Building the internet for business data

Most of us only notice the internet these days when it doesn’t work. When you see the dreaded buffering circle of death on Netflix, or you move house and have to manage a few days without WIFI. Otherwise, we’re constantly connected, relying on the internet for almost every aspect of our daily lives, from working to socializing, often without even realizing it. On the other hand, small business connectivity – syncing and sharing data between the hundreds of systems and 3rd party providers used on a regular basis – is decades behind.

We’re still in the age of dial-up when it comes to small business data. Despite radical advancements in other areas of technology, in 2022, the majority of small business systems still don’t speak to each other, creating hours of painful admin and serious barriers to growth.

Today, we’re announcing that we have raised $100M in Series C funding because we want to change that.

By powering the connectivity for SaaS, payments, and lending businesses building products for SMBs, we want to help them create a world in which SMBs are able to harness the power of their own data to make their lives easier. Some of the most successful finance and fintech companies of our generation, J.P. Morgan, Shopify, Plaid, and Canapi Ventures have joined us as investors to help make that happen.

We’re building the internet for business data

Codat’s technology is the infrastructure for small business data sharing. We want to make consented data sharing between any system or provider an SMB uses as effortless and accessible as opening a webpage on your smartphone. 

It can be hard to visualize how this kind of infrastructure benefits small businesses in the real world, but if you’ve ever worked in retail, you’ve probably had the experience of totting up the till at the end of the day — counting cash and typing the figures into some financial software after 8 hours on your feet. Maybe you even had to call up a regional sales manager at the end of the week just so they could know how the store was performing and make decisions on staffing, stock ordering, or expansion.
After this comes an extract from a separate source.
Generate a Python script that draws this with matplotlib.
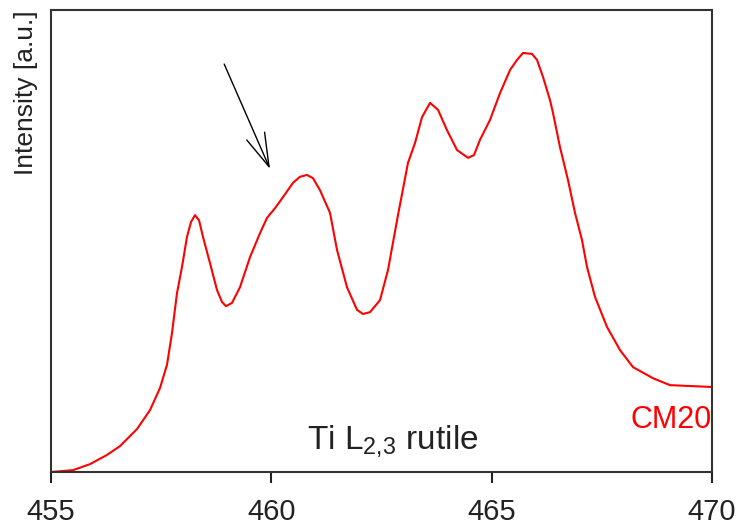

When data flows freely between all the tools a business uses, that sales assistant is home half an hour earlier. As a sale is made, the information is instantly visible in the merchant’s financial software for the tax to be calculated; it’s in the regional manager’s sales forecasting tool and the store’s inventory planning software stack so that products are replenished automatically. No one is typing numbers into spreadsheets when they could be selling, strategizing, or improving their product.

To make this a reality sooner, we’ll use our Series C funds to incorporate many more integrations into our business data APIs, connecting to all types and providers of small business financial software across the globe.  Fintech pioneers will use our APIs to create products that solve a wide array of challenges that small business owners face, from accessing finance to process automation and many more that we are yet to imagine.

We don’t know what all the applications of our technology will look like – we simply know that information wants to be free. Today we’ve only uncovered a fraction of the value that opening up small business data can bring to business owners, their providers, and the world, and that’s the most exciting part.